Bridging Methylene and Methyl Complexes of Rhodium/Osmium: Influence of the Ancillary Ligands on the Methyl Binding Mode
2005-12-05T00:00:00Z (GMT) by
Reaction of [RhOs(CO)4(μ-CH2)(dppm)2][CF3SO3] (1) with PMe3, PEt3, PMePh2, and P(OMe)3 occurs by substitution of a carbonyl to yield the products [RhOsL(CO)3(μ-CH2)(dppm)2][CF3SO3], in which the phosphine or phosphite ligand (L) is bound to Rh adjacent to the bridging methylene group. Identical products are obtained by the reaction of these ligands with the related tricarbonyl species [RhOs(CO)3(μ-CH2)(dppm)2][CF3SO3] (2). The P(OMe)3 adduct slowly isomerizes to a product in which the Rh-bound carbonyl and phosphite ligands have exchanged positions, such that the phosphite ligand is opposite the Rh−CH2 bond. Although P(OPh)3 does not react with 1, it does react with 2 to yield a product analogous to the second P(OMe)3 isomer. Protonation of the three phosphine adducts generates methyl complexes in which this group is σ-bound to Os but has a bridged agostic interaction with Rh. In these three products the phosphine ligands are coordinated to Rh. The PMe3 compound isomerizes to the thermodynamic product in which migration of the PMe3 group to Os is accompanied by migration of a carbonyl to Rh, whereas the products containing the PEt3 and PMePh2 ligands dissociate these phosphines, generating [RhOs(CH3)(OSO2CF3)(CO)3(dppm)2][CF3SO3], in which the methyl group is terminally bound to Rh.
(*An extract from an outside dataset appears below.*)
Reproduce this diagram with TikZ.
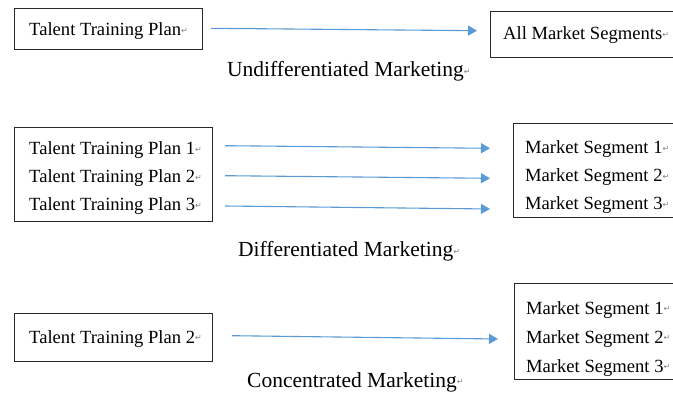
\documentclass[tikz,border=0pt]{standalone}
\usepackage{fontspec}
\setmainfont{Liberation Serif}
\newfontfamily\markfont{DejaVu Sans}
\usetikzlibrary{arrows.meta}
\definecolor{arrowblue}{RGB}{91,155,213}
\definecolor{boxline}{RGB}{40,40,40}
\newcommand{\pmark}{{\markfont\fontsize{8}{8}\selectfont\color{gray}\raisebox{2pt}{↵}}}
\tikzset{
  frame/.style={draw=boxline, line width=1.1pt, inner sep=0pt, anchor=north west},
  txt/.style={inner sep=0pt, anchor=base west, font=\fontsize{18.6}{18.6}\selectfont},
  caption/.style={inner sep=0pt, anchor=base west, font=\fontsize{21.5}{21.5}\selectfont},
  flow/.style={draw=arrowblue, line width=1.1pt, -{Triangle[length=9pt,width=10pt]}},
}
\begin{document}
\begin{tikzpicture}[x=1pt,y=-1pt]
\useasboundingbox (0,0) rectangle (673,393);

% Undifferentiated marketing
\node[frame, minimum width=188pt, minimum height=41pt] (planA) at (14,8) {};
\node[txt] (planAt) at (29,36) {Talent Training Plan\pmark};
\node[frame, minimum width=200pt, minimum height=46pt] (allSeg) at (490,11) {};
\node[txt] (allSegt) at (503,40) {All Market Segments\pmark};
\coordinate (a0s) at (211,28.3);
\coordinate (a0e) at (477,30.7);
\draw[flow] (a0s) -- (a0e);
\node[caption] (lab1) at (227,77) {Undifferentiated Marketing\pmark};

% Differentiated marketing
\node[frame, minimum width=198pt, minimum height=94pt] (planB) at (14,127) {};
\node[txt] (planB1) at (29,155) {Talent Training Plan 1\pmark};
\node[txt] (planB2) at (29,183) {Talent Training Plan 2\pmark};
\node[txt] (planB3) at (29,211) {Talent Training Plan 3\pmark};
\node[frame, minimum width=200pt, minimum height=94pt] (segB) at (513,123) {};
\node[txt] (segB1) at (525,154) {Market Segment 1\pmark};
\node[txt] (segB2) at (525,182) {Market Segment 2\pmark};
\node[txt] (segB3) at (525,210) {Market Segment 3\pmark};
\coordinate (b1s) at (225,145.7);
\coordinate (b1e) at (490,148.3);
\coordinate (b2s) at (225,175.7);
\coordinate (b2e) at (490,178.3);
\coordinate (b3s) at (225,206);
\coordinate (b3e) at (490,209);
\draw[flow] (b1s) -- (b1e);
\draw[flow] (b2s) -- (b2e);
\draw[flow] (b3s) -- (b3e);
\node[caption] (lab2) at (238,257) {Differentiated Marketing\pmark};

% Concentrated marketing
\node[frame, minimum width=198pt, minimum height=48pt] (planC) at (14,313) {};
\node[txt] (planCt) at (29,343) {Talent Training Plan 2\pmark};
\node[frame, minimum width=200pt, minimum height=96pt] (segC) at (514,283) {};
\node[txt] (segC1) at (526,314) {Market Segment 1\pmark};
\node[txt] (segC2) at (526,343) {Market Segment 2\pmark};
\node[txt] (segC3) at (526,372) {Market Segment 3\pmark};
\coordinate (c1s) at (232,335.7);
\coordinate (c1e) at (498,339);
\draw[flow] (c1s) -- (c1e);
\node[caption] (lab3) at (247,387) {Concentrated Marketing\pmark};
\end{tikzpicture}
\end{document}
Protonation of the first P(OMe)3 isomer yields a methyl-bridged product analogous to those noted above for the phosphine adducts. This product slowly isomerizes to one having the methyl ligand terminally bound to Rh and the phosphite ligand bound to Os. Protonation of the second P(OMe)3 isomer yields two products; the first is that noted above having the methyl group on Rh, while the second has the opposite arrangement of methyl and phosphite ligands, with the methyl group on Os and the phosphite on Rh. This latter product slowly isomerizes to the former. Protonation of the methylene-bridged triphenyl phosphite adduct yields a product in which the phosphite ligand is coordinated to Rh while the methyl group is terminally bound to Os. The X-ray crystal structures of a number of species are reported, and a rationalization for the products observed and the rearrangements occurring is presented.